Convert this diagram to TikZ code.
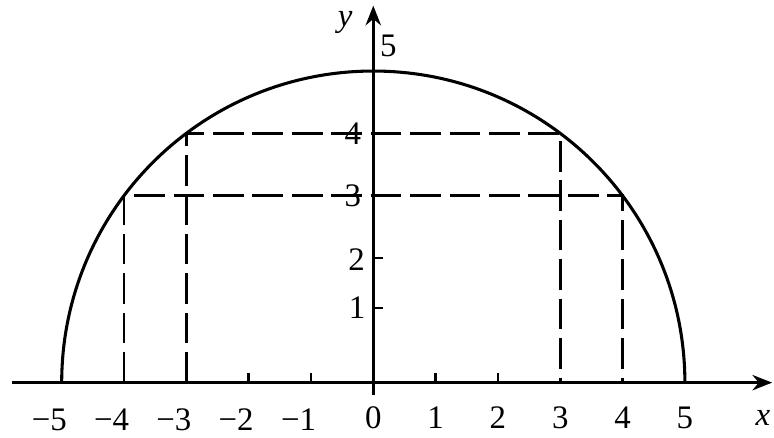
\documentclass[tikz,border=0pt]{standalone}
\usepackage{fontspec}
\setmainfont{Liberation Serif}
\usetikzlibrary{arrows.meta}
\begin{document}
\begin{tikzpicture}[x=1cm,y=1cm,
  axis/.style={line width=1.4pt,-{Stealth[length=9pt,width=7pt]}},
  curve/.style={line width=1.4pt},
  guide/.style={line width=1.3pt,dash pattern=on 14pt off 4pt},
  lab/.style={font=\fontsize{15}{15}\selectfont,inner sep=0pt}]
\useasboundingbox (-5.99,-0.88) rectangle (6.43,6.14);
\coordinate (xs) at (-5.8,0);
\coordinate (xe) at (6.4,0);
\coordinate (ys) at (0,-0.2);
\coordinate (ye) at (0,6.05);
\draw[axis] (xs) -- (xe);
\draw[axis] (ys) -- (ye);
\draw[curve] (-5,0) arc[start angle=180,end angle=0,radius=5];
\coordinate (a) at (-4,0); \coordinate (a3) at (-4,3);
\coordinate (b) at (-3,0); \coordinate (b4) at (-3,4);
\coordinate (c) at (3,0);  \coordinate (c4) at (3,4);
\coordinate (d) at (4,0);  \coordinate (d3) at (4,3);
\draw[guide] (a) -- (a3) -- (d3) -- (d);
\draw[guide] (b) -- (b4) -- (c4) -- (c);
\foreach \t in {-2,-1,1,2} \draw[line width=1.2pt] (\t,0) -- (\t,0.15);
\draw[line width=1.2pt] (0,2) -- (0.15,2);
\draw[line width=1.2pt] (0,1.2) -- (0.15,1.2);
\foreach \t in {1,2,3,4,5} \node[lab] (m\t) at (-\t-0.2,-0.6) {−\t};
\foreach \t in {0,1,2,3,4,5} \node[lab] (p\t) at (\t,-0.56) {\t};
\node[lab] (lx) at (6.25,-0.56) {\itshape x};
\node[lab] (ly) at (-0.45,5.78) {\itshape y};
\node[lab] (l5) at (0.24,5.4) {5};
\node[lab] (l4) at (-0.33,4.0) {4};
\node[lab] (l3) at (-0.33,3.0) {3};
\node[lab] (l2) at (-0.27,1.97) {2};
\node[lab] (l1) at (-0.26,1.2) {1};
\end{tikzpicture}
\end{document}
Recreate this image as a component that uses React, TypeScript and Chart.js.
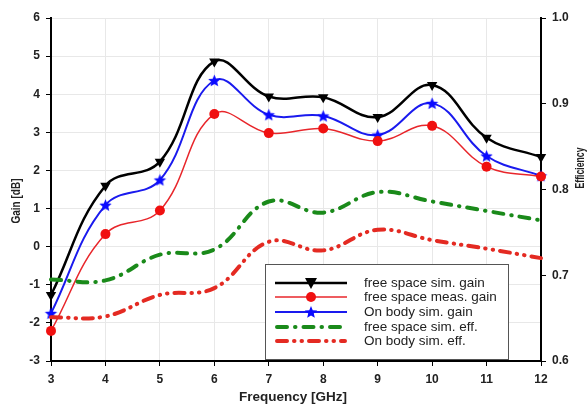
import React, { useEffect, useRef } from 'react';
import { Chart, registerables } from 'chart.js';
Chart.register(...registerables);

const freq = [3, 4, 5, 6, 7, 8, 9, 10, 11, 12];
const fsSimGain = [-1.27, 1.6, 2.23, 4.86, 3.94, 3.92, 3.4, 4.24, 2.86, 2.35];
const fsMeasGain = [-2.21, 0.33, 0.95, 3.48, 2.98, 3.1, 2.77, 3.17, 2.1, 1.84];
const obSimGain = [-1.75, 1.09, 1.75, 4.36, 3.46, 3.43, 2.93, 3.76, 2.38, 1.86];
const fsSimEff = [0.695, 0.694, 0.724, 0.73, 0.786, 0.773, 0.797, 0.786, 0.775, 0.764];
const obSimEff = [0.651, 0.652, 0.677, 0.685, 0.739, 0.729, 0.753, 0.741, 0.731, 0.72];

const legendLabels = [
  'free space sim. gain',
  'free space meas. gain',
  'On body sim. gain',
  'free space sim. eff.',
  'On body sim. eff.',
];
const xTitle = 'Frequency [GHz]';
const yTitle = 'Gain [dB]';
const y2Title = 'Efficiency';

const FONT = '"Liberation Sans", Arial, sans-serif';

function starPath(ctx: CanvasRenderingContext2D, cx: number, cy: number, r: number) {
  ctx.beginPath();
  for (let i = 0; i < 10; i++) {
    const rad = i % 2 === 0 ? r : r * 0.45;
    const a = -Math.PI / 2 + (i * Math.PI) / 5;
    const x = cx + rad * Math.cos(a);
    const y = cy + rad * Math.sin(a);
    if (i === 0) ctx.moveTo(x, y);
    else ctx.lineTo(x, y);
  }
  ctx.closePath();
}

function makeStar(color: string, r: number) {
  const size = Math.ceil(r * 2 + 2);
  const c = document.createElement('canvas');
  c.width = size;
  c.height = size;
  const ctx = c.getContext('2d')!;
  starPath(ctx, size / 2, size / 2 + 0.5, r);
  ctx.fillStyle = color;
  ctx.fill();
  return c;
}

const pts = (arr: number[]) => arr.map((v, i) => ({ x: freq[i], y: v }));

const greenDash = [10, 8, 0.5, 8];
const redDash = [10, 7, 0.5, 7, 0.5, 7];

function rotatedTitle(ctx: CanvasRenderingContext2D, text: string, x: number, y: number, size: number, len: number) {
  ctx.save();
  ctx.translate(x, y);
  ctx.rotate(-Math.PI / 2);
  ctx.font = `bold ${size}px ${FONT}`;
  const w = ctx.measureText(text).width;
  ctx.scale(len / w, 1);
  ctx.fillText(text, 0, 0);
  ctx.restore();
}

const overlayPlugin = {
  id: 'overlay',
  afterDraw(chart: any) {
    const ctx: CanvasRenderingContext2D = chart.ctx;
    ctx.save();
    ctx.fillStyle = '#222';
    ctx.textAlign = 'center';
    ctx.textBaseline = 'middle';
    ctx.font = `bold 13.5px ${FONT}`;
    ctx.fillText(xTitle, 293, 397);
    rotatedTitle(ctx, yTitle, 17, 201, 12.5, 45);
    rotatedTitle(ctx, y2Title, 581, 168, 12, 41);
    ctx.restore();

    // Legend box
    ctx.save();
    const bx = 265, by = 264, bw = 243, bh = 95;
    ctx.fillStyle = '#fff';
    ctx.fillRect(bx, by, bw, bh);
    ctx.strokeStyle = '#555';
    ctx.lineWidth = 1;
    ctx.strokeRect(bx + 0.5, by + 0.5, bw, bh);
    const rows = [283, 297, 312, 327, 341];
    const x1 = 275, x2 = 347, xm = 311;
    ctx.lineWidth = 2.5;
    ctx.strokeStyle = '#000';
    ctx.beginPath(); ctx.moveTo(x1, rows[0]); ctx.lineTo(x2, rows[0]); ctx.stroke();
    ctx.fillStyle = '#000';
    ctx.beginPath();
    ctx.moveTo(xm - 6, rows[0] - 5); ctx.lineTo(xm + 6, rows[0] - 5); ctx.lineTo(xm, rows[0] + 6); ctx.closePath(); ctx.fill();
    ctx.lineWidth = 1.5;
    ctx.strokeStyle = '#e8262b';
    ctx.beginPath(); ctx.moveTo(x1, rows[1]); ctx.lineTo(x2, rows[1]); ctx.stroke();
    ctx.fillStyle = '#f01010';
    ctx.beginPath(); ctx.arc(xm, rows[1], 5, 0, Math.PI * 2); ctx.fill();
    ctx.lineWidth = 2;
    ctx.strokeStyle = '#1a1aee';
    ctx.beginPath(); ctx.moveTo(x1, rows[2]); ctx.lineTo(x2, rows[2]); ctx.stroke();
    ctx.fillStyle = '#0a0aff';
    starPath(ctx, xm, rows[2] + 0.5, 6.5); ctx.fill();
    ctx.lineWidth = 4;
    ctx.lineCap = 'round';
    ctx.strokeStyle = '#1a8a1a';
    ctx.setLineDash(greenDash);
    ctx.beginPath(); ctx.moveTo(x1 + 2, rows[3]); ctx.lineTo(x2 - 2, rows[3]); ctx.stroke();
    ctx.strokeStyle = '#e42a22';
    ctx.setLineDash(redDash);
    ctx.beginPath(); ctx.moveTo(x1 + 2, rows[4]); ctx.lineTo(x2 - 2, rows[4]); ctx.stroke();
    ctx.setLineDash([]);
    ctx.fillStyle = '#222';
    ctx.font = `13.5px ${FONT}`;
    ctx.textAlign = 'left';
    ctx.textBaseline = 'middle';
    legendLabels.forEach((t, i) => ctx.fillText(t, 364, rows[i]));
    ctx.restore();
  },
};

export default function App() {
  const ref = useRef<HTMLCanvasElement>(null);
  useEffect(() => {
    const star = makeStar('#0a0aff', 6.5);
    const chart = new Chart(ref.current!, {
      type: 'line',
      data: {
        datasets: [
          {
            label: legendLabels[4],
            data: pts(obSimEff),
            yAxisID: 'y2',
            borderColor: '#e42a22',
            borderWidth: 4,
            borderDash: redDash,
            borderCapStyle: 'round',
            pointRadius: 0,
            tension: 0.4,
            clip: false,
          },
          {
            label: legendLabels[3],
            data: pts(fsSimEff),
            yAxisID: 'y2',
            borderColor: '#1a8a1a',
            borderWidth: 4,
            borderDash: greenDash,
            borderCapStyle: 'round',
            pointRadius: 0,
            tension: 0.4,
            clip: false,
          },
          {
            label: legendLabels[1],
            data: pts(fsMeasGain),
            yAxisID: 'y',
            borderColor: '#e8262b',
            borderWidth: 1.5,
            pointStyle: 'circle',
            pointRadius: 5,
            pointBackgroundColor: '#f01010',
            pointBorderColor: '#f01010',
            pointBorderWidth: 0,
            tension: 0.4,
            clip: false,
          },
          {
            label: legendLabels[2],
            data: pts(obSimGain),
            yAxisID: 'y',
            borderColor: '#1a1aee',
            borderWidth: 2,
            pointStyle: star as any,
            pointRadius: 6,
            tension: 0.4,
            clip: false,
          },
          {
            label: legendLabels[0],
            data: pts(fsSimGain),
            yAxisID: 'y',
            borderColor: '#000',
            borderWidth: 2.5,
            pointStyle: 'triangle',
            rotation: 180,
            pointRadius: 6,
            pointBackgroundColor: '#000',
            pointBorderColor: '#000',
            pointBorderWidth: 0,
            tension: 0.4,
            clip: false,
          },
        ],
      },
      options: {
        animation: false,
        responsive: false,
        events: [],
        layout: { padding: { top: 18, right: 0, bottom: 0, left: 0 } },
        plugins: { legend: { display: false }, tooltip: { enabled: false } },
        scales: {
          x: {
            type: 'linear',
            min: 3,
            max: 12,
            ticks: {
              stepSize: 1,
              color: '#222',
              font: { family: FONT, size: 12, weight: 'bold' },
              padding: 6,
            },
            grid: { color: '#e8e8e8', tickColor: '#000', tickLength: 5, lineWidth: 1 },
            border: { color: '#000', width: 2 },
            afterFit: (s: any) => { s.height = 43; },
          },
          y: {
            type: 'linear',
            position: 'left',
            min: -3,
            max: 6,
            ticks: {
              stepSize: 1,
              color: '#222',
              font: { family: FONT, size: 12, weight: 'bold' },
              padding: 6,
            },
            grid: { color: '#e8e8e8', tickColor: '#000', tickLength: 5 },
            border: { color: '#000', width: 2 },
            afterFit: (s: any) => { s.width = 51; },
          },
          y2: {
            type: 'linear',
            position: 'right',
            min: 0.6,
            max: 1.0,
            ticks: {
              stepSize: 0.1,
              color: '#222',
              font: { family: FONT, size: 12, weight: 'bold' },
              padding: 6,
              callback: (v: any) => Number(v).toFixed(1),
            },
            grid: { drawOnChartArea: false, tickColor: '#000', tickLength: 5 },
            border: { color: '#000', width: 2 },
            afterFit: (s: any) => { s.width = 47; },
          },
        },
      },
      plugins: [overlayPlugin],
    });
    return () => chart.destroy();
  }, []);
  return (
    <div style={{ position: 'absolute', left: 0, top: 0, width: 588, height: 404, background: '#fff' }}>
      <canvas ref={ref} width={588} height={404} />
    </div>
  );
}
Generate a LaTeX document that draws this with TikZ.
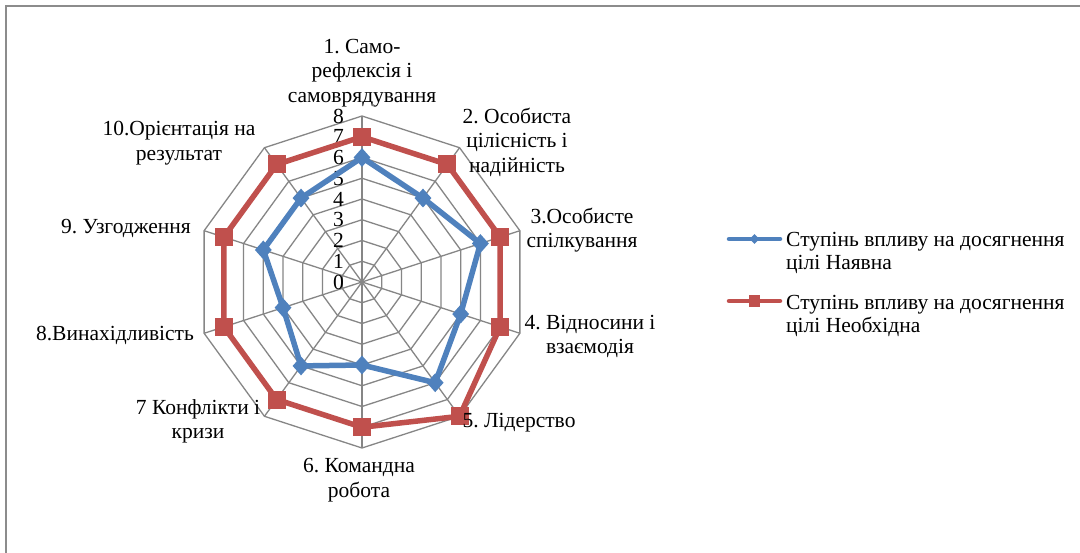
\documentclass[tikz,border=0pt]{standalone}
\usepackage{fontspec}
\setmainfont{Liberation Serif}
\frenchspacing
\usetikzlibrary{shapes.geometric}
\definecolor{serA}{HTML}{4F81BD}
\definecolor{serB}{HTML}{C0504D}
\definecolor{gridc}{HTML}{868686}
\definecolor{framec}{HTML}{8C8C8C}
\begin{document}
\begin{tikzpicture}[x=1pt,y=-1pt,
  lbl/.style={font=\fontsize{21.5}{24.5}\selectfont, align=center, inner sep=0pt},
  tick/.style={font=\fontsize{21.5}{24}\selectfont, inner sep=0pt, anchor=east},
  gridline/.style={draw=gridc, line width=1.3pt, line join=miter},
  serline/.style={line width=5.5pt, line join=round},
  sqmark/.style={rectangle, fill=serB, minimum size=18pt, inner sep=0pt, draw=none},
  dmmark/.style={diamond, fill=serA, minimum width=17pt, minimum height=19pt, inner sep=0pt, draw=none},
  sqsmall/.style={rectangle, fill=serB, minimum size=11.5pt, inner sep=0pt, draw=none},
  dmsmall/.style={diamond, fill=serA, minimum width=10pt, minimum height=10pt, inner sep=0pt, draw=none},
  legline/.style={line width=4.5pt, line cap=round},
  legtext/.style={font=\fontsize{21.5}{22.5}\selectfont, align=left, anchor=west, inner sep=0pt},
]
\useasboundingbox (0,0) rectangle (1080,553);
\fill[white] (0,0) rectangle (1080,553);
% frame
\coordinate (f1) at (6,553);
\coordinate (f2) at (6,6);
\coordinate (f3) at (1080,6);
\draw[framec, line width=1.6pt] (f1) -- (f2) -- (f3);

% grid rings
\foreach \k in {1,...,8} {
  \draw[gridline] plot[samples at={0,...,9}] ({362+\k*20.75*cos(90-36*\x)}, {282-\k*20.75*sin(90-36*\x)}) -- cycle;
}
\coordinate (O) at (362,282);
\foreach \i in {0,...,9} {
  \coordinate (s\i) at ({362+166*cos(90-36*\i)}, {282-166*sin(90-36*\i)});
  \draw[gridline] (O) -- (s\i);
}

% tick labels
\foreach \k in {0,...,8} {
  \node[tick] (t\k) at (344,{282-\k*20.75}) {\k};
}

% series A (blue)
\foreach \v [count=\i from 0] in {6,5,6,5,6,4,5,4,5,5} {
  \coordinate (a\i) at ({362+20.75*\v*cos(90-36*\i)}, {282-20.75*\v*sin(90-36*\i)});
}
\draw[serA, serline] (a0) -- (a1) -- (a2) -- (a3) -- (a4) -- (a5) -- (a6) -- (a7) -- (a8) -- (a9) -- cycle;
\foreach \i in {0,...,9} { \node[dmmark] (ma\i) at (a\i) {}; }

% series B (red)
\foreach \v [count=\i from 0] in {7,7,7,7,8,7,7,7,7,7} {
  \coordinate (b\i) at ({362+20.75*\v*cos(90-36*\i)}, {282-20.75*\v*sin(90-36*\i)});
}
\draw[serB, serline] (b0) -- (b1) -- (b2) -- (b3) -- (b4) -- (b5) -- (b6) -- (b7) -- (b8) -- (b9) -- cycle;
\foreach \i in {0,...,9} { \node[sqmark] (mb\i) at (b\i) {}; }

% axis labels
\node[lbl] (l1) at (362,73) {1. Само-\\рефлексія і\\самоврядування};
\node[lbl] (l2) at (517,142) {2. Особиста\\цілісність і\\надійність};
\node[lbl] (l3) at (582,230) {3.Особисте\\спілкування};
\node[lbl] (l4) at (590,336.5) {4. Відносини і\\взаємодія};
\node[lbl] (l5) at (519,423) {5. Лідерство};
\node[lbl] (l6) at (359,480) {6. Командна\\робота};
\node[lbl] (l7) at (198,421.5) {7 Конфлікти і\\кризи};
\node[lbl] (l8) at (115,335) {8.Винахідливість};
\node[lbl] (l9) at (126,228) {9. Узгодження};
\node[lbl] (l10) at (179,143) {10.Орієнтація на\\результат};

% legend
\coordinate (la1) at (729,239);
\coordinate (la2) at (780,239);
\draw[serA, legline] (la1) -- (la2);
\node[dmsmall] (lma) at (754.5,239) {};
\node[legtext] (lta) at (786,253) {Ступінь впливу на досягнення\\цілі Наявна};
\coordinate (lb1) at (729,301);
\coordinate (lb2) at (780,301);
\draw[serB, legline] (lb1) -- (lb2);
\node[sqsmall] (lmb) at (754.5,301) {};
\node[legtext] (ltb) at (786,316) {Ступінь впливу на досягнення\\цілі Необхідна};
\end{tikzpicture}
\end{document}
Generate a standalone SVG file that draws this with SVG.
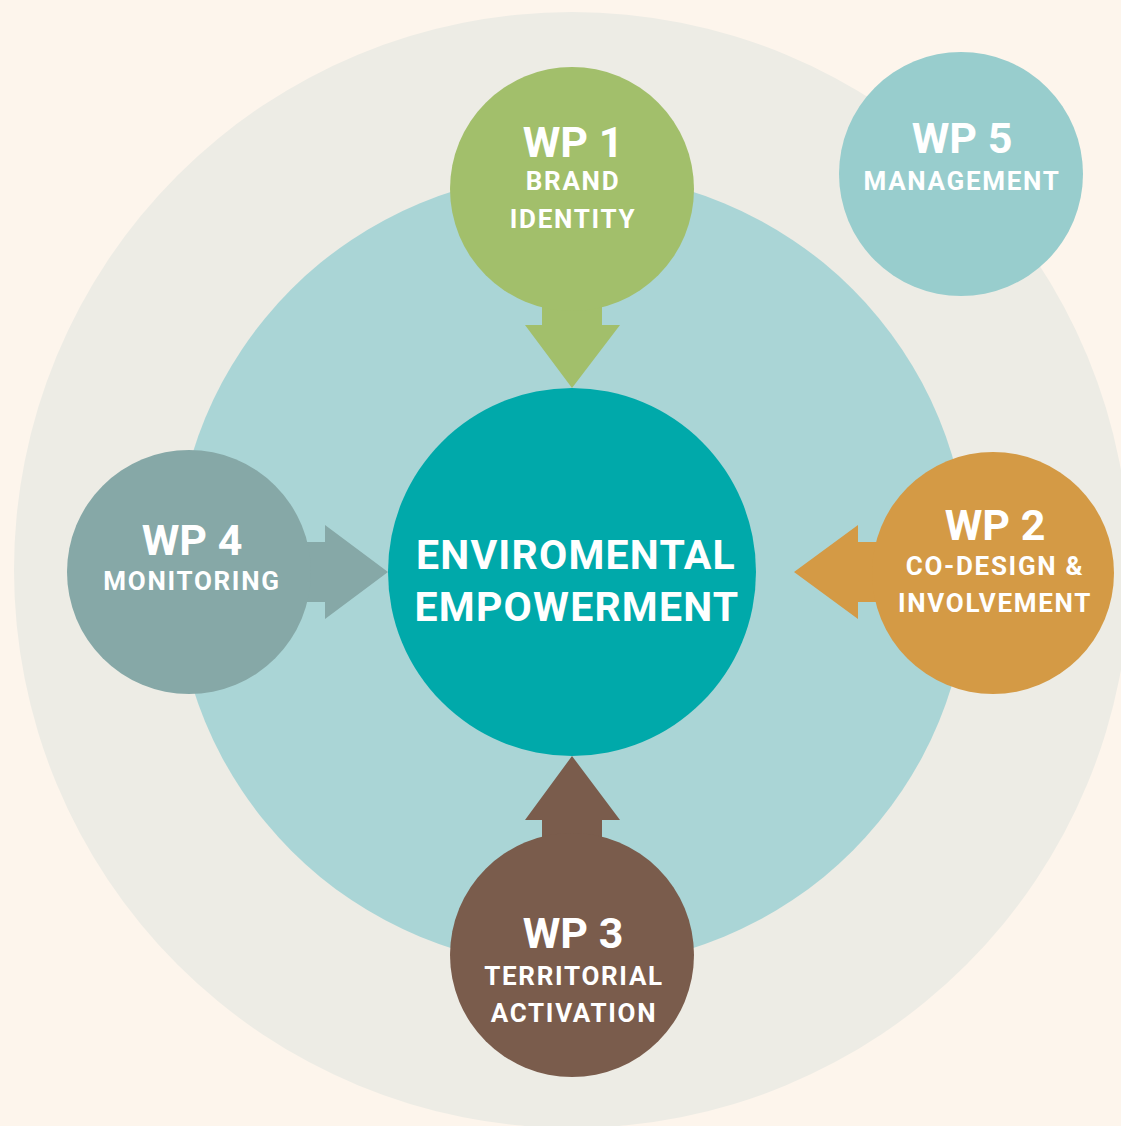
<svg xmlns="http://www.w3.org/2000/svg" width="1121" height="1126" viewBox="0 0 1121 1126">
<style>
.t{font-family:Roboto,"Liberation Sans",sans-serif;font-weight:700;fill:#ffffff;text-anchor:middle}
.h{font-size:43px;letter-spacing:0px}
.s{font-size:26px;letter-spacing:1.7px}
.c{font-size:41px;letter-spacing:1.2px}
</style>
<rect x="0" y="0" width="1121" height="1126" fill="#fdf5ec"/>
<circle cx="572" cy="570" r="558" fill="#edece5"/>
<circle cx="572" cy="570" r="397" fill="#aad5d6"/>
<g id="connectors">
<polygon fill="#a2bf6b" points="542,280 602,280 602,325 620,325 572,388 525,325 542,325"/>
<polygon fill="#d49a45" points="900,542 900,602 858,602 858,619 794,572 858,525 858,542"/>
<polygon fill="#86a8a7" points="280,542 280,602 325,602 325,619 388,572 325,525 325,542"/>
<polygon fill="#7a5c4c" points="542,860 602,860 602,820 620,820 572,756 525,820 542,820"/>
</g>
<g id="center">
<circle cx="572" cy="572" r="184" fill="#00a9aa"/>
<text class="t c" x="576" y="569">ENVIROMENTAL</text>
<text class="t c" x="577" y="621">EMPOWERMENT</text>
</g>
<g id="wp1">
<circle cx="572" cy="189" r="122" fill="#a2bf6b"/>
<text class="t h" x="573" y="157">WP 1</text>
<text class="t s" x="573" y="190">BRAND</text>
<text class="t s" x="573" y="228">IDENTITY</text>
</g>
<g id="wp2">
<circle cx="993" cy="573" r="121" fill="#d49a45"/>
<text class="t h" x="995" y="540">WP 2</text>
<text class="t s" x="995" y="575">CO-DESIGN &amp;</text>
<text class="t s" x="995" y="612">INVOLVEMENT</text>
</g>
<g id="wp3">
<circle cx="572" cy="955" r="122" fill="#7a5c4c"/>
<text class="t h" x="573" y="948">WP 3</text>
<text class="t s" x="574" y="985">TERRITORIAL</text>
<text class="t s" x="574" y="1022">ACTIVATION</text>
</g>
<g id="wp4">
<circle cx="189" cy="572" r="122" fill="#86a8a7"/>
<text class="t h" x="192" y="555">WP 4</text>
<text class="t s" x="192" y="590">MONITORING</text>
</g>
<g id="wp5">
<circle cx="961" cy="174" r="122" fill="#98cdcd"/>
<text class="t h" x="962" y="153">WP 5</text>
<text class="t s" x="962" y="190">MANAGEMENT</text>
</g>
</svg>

------------------------------------------------------------

> _Task objective_
Word for word, retype the lines in the entries above that run from the one with "Recreate this image" through the one with "Chart.register(...registerables);". Both ends count; pictures do not.

> _Solution to this problem_
Recreate this image as a component that uses React, TypeScript and Chart.js.
import React, { useEffect, useRef } from 'react';
import { Chart, registerables } from 'chart.js';
Chart.register(...registerables);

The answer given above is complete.